● Supplied data:
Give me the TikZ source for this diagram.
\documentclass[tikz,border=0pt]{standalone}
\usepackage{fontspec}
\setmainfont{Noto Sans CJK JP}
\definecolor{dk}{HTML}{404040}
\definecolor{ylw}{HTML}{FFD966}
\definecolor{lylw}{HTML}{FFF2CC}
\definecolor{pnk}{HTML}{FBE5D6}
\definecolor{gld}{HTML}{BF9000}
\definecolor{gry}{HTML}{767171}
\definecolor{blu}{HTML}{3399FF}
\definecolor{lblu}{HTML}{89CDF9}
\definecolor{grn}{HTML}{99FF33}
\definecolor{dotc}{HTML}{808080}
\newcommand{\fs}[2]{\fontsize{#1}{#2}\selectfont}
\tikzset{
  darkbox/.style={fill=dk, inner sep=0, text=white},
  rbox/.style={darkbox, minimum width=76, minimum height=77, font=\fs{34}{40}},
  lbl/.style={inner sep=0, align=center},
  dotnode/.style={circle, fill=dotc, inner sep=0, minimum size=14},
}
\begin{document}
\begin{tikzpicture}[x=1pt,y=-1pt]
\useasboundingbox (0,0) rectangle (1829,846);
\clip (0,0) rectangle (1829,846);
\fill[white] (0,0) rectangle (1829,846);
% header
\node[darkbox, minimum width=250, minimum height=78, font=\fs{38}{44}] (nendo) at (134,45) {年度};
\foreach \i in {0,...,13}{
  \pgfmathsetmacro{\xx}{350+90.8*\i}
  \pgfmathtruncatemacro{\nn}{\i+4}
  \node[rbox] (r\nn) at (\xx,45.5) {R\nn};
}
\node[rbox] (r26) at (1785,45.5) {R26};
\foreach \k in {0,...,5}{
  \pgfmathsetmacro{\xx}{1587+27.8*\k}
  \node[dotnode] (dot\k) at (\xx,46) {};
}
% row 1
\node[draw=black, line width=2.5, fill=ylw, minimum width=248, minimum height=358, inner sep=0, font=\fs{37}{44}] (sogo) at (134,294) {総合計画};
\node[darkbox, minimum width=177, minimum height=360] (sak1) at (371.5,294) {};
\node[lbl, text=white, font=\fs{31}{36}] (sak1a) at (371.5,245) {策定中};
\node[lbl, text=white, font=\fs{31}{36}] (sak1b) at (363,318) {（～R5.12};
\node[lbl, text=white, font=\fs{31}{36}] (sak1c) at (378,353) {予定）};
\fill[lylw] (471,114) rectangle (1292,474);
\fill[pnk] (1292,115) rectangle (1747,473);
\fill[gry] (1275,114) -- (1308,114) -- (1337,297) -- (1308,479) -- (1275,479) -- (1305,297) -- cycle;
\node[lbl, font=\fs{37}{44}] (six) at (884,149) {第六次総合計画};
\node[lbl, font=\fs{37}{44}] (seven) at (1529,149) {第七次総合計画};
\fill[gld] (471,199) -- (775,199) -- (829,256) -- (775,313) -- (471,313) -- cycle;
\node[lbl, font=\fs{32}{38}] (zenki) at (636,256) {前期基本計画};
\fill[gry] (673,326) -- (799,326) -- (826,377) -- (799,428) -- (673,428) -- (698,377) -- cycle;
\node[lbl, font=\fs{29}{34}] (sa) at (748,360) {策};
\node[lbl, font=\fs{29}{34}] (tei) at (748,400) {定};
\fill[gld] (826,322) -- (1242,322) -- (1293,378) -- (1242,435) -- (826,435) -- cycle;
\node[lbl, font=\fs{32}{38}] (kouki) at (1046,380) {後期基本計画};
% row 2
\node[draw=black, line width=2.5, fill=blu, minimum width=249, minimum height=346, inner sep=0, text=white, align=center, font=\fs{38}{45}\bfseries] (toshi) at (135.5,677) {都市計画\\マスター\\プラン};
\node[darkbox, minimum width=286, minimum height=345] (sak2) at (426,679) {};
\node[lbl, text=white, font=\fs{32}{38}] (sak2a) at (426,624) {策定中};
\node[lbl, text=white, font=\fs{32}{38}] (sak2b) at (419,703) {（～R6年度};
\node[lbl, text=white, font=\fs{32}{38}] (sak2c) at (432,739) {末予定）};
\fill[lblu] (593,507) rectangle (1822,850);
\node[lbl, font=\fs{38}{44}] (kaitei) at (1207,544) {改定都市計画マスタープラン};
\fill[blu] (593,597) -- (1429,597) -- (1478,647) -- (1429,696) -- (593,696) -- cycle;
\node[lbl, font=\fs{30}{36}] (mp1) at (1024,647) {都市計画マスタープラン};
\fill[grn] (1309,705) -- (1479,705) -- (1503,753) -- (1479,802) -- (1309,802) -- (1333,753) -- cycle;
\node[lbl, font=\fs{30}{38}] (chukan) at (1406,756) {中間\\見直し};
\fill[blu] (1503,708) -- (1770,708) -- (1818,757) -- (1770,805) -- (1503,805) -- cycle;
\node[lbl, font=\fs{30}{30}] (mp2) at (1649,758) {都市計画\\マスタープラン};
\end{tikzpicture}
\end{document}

● The problem: Write out the full listing, keeping every line exactly as it is.

● The reply:
Give me the TikZ source for this diagram.
\documentclass[tikz,border=0pt]{standalone}
\usepackage{fontspec}
\setmainfont{Noto Sans CJK JP}
\definecolor{dk}{HTML}{404040}
\definecolor{ylw}{HTML}{FFD966}
\definecolor{lylw}{HTML}{FFF2CC}
\definecolor{pnk}{HTML}{FBE5D6}
\definecolor{gld}{HTML}{BF9000}
\definecolor{gry}{HTML}{767171}
\definecolor{blu}{HTML}{3399FF}
\definecolor{lblu}{HTML}{89CDF9}
\definecolor{grn}{HTML}{99FF33}
\definecolor{dotc}{HTML}{808080}
\newcommand{\fs}[2]{\fontsize{#1}{#2}\selectfont}
\tikzset{
  darkbox/.style={fill=dk, inner sep=0, text=white},
  rbox/.style={darkbox, minimum width=76, minimum height=77, font=\fs{34}{40}},
  lbl/.style={inner sep=0, align=center},
  dotnode/.style={circle, fill=dotc, inner sep=0, minimum size=14},
}
\begin{document}
\begin{tikzpicture}[x=1pt,y=-1pt]
\useasboundingbox (0,0) rectangle (1829,846);
\clip (0,0) rectangle (1829,846);
\fill[white] (0,0) rectangle (1829,846);
% header
\node[darkbox, minimum width=250, minimum height=78, font=\fs{38}{44}] (nendo) at (134,45) {年度};
\foreach \i in {0,...,13}{
  \pgfmathsetmacro{\xx}{350+90.8*\i}
  \pgfmathtruncatemacro{\nn}{\i+4}
  \node[rbox] (r\nn) at (\xx,45.5) {R\nn};
}
\node[rbox] (r26) at (1785,45.5) {R26};
\foreach \k in {0,...,5}{
  \pgfmathsetmacro{\xx}{1587+27.8*\k}
  \node[dotnode] (dot\k) at (\xx,46) {};
}
% row 1
\node[draw=black, line width=2.5, fill=ylw, minimum width=248, minimum height=358, inner sep=0, font=\fs{37}{44}] (sogo) at (134,294) {総合計画};
\node[darkbox, minimum width=177, minimum height=360] (sak1) at (371.5,294) {};
\node[lbl, text=white, font=\fs{31}{36}] (sak1a) at (371.5,245) {策定中};
\node[lbl, text=white, font=\fs{31}{36}] (sak1b) at (363,318) {（～R5.12};
\node[lbl, text=white, font=\fs{31}{36}] (sak1c) at (378,353) {予定）};
\fill[lylw] (471,114) rectangle (1292,474);
\fill[pnk] (1292,115) rectangle (1747,473);
\fill[gry] (1275,114) -- (1308,114) -- (1337,297) -- (1308,479) -- (1275,479) -- (1305,297) -- cycle;
\node[lbl, font=\fs{37}{44}] (six) at (884,149) {第六次総合計画};
\node[lbl, font=\fs{37}{44}] (seven) at (1529,149) {第七次総合計画};
\fill[gld] (471,199) -- (775,199) -- (829,256) -- (775,313) -- (471,313) -- cycle;
\node[lbl, font=\fs{32}{38}] (zenki) at (636,256) {前期基本計画};
\fill[gry] (673,326) -- (799,326) -- (826,377) -- (799,428) -- (673,428) -- (698,377) -- cycle;
\node[lbl, font=\fs{29}{34}] (sa) at (748,360) {策};
\node[lbl, font=\fs{29}{34}] (tei) at (748,400) {定};
\fill[gld] (826,322) -- (1242,322) -- (1293,378) -- (1242,435) -- (826,435) -- cycle;
\node[lbl, font=\fs{32}{38}] (kouki) at (1046,380) {後期基本計画};
% row 2
\node[draw=black, line width=2.5, fill=blu, minimum width=249, minimum height=346, inner sep=0, text=white, align=center, font=\fs{38}{45}\bfseries] (toshi) at (135.5,677) {都市計画\\マスター\\プラン};
\node[darkbox, minimum width=286, minimum height=345] (sak2) at (426,679) {};
\node[lbl, text=white, font=\fs{32}{38}] (sak2a) at (426,624) {策定中};
\node[lbl, text=white, font=\fs{32}{38}] (sak2b) at (419,703) {（～R6年度};
\node[lbl, text=white, font=\fs{32}{38}] (sak2c) at (432,739) {末予定）};
\fill[lblu] (593,507) rectangle (1822,850);
\node[lbl, font=\fs{38}{44}] (kaitei) at (1207,544) {改定都市計画マスタープラン};
\fill[blu] (593,597) -- (1429,597) -- (1478,647) -- (1429,696) -- (593,696) -- cycle;
\node[lbl, font=\fs{30}{36}] (mp1) at (1024,647) {都市計画マスタープラン};
\fill[grn] (1309,705) -- (1479,705) -- (1503,753) -- (1479,802) -- (1309,802) -- (1333,753) -- cycle;
\node[lbl, font=\fs{30}{38}] (chukan) at (1406,756) {中間\\見直し};
\fill[blu] (1503,708) -- (1770,708) -- (1818,757) -- (1770,805) -- (1503,805) -- cycle;
\node[lbl, font=\fs{30}{30}] (mp2) at (1649,758) {都市計画\\マスタープラン};
\end{tikzpicture}
\end{document}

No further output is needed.